A round peg in a square hole? Or why I have problems with hay bales…
When I was a youngster, I remember seeing stacks of hay bales. These bales were different than what we’re used to seeing today. They were rectangular. About a meter in length. After the hay was baled they would either be thrown onto the back of an open trailer to be stacked back in the farm yard or a machine would pick them up and stack them.
Today the smaller, older style bales are still around but not near as common as the large round ones like you see in the photo above.
These newer bales are almost iconic on the Alberta prairie. Where we once had wooden grain elevators every few miles along the railway tracks, come fall, these round shapes dot the prairie.
Over the years I haven’t had much luck photographing them. They’re usually too far apart from each other to get a good composition or their shape doesn’t lend itself very well to being framed in a rectangle or they’re on a flat field and there isn’t any sense of depth when shot.
I don’t make a point of trying to photograph anything when I get out in the morning. For me, it always seems to work best if I have an open mind and am receptive to what is happening around me.
Sunday morning was pretty much that way. When I got up at 6:30 a.m. I could see that the sky might be a good one. The clouds were low and spread out. The horizon looked clear and the winds were calm. I was out the door by 7:15 a.m. which gave me a half an hour to stumble onto something. I cruised by the Sturgeon River hoping that I might find a good fog. There was none to be had. I noticed though that a small field next to the river that I had photographed a month earlier had been ploughed. Hopefully that doesn’t mean there will be a crop in it next year. This year it was full of wild flowers and tall grasses. It was a very pretty sight in the morning.
No fog meant I’d drive a little further. There was now fifteen minutes til sun up and the sky just kept looking better and better with every passing minute. I saw what would have made a gorgeous wildlife photo when crested a hill and on the other wide were three whitetail deer standing in wheat stubble, ears angled towards me ready to pounce away should I stop. The light falling on them looked like something from a Rembrandt painting. The clouds behind the hilly ground they were standing on were tinged with gold and purple.

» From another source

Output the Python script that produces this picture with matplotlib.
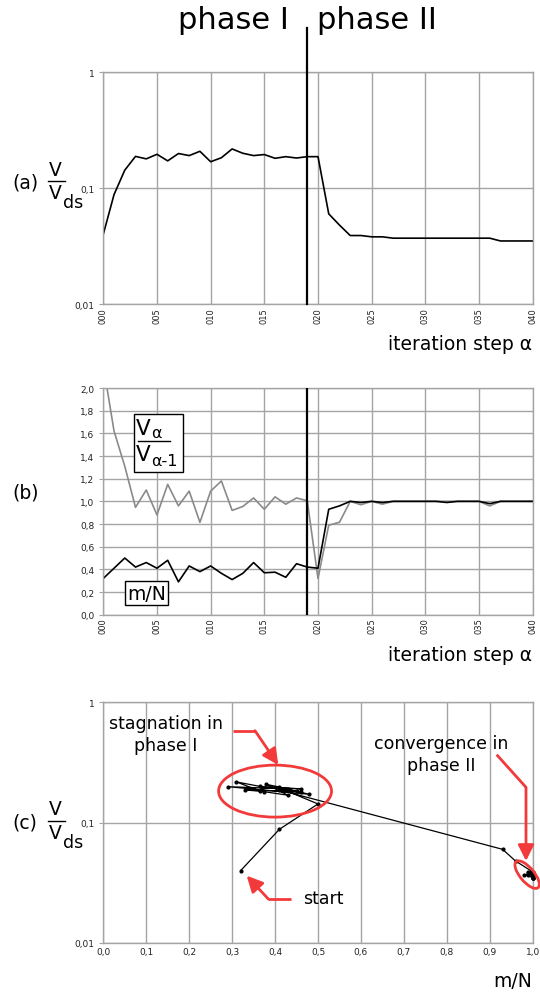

On I went for a few more minutes. I came upon a field of canola swaths, shot them and continued. The photo was okay I thought and drove on. Another few minutes found me next to a field with the new and improved round hay bales. Pull over to the side of the gravel road, grab the camera and tripod and make my way into the ditch. Hey, some of these bales were close to each other, I thought while framing my shots. The sun was still below the horizon only minutes away from shining on me and the clouds kept looking better and better. I shot four or five variations on the bales and went on my way looking for more to shoot and I did. But that’s for another day.
By 8:30 a.m. I was home and enjoying my third cup of coffee while editing the mornings pics in camera. It ended up being a good morning. And now it’s turkey time. :)
ps. A little bit more on the photo. While shooting I noticed the tracks left by the tractor in the hay stubble. As soon as I saw the curved tracks I wanted to have that in one of my shots. Consciously or unconsciously, I don’t know but somehow I ended up with a repetition of shapes in the photo. That’s a good thing. It’s one of the lessons they teach you in art class. The shape in the sky is repeated in the stubble. It’s not something that I am thinking about while shooting. I recognize the shape and point the camera at it. The rest just happens. Without the tracks in the field the photo would still work but the tracks are kind of like the icing on the cake.